If Man got his morals from society, then the German era of the 1930-1940's led by Hitler was justified in slaughtering 6 million Jews and many thousands of Christians . If Man got his morals from society, then the last centuries ATHEIST Tyrants such as Hitler, Stalin, and Musselini were correct in murdering over 100,000,000 people collectively. If morals are relative to a society or to a situation, then its just Ones opinion since nothing is absolute for all people everywhere ... which makes virtually everything permissable . In fact, it is this atheistic construct that has contributed to all of our societal ills in America from the many forms of sexual hedonism, to walk in abortion , to blatant useage of profanity in public settings , et al . Its the personal internalized philosophy of : ' No one is going to tell me how to live my life' (most of all The Creator of the entire Universe so we'll just grasp at excuses why he shouldnt exist for justification of how we want to live AKA: Willful deciet) .
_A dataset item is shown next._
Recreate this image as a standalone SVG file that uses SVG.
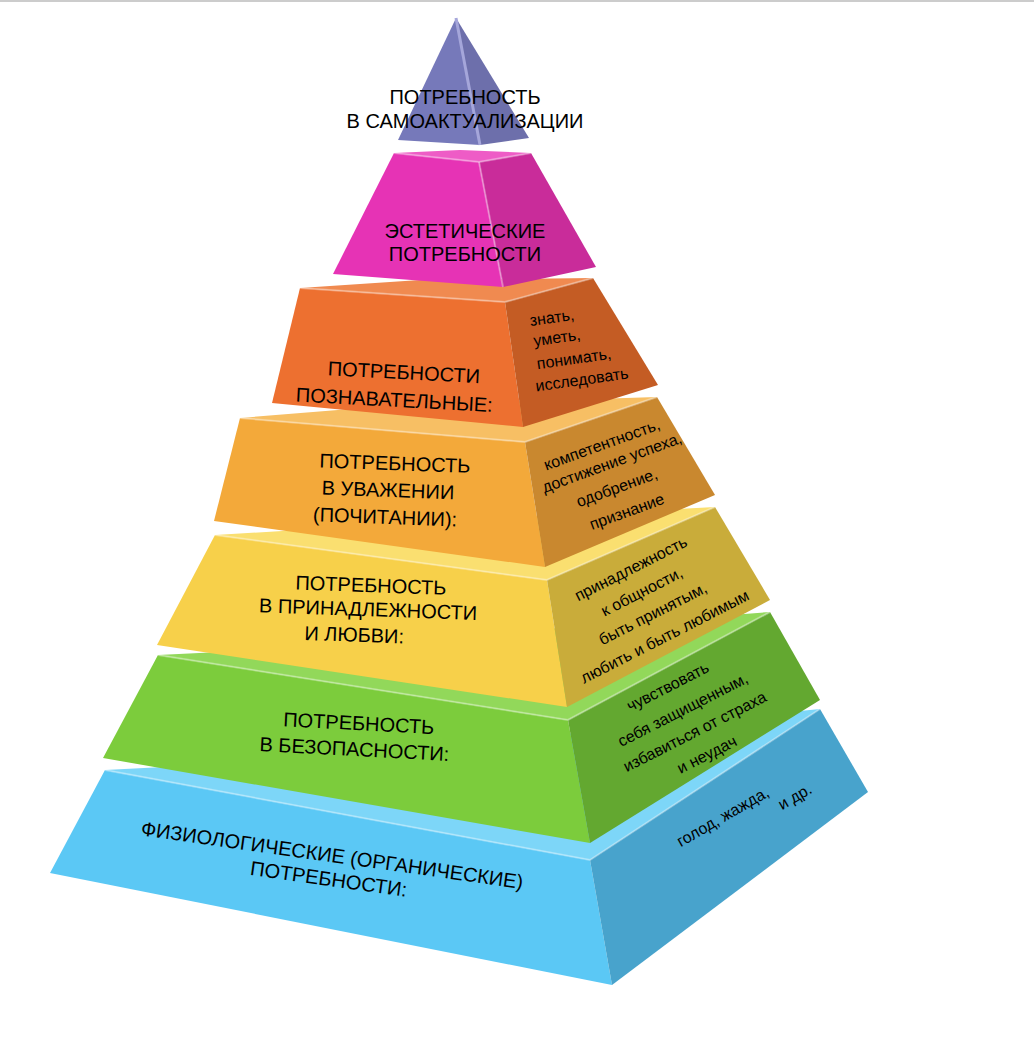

The interesting thing about the atheistic construct of 'moral relativism' is that the practicing atheist wants the freedom that moral relativism brings him/her...BUT, they expect and demand that others treat them in accordance to absolute moral standards of honesty, fairness, equity, respect, and dignity ALL the time , in every situation, from everyone . (Slightly hypocritical id say) .
You think this this better?
"When the churches literally ruled society, the human drama encompassed: (a) slavery; (b) the cruel subjection of women;(c)the most savage forms of legal punishment; (d) the absurd belief that kings ruled by divine right; (e) the daily imposition of physical abuse; (f) cold heartlessness for the sufferings of the poor; as well as (g) assorted pogroms ('ethnic cleansing' wars) between rival religions, capital punishment for literally hundreds of offenses, and countless other daily imposed moral outrages. . . . It was the free-thinking, challenging work by people of conscience, who almost invariably had to defy the religious and political status quo of their times, that brought us out of such darkness."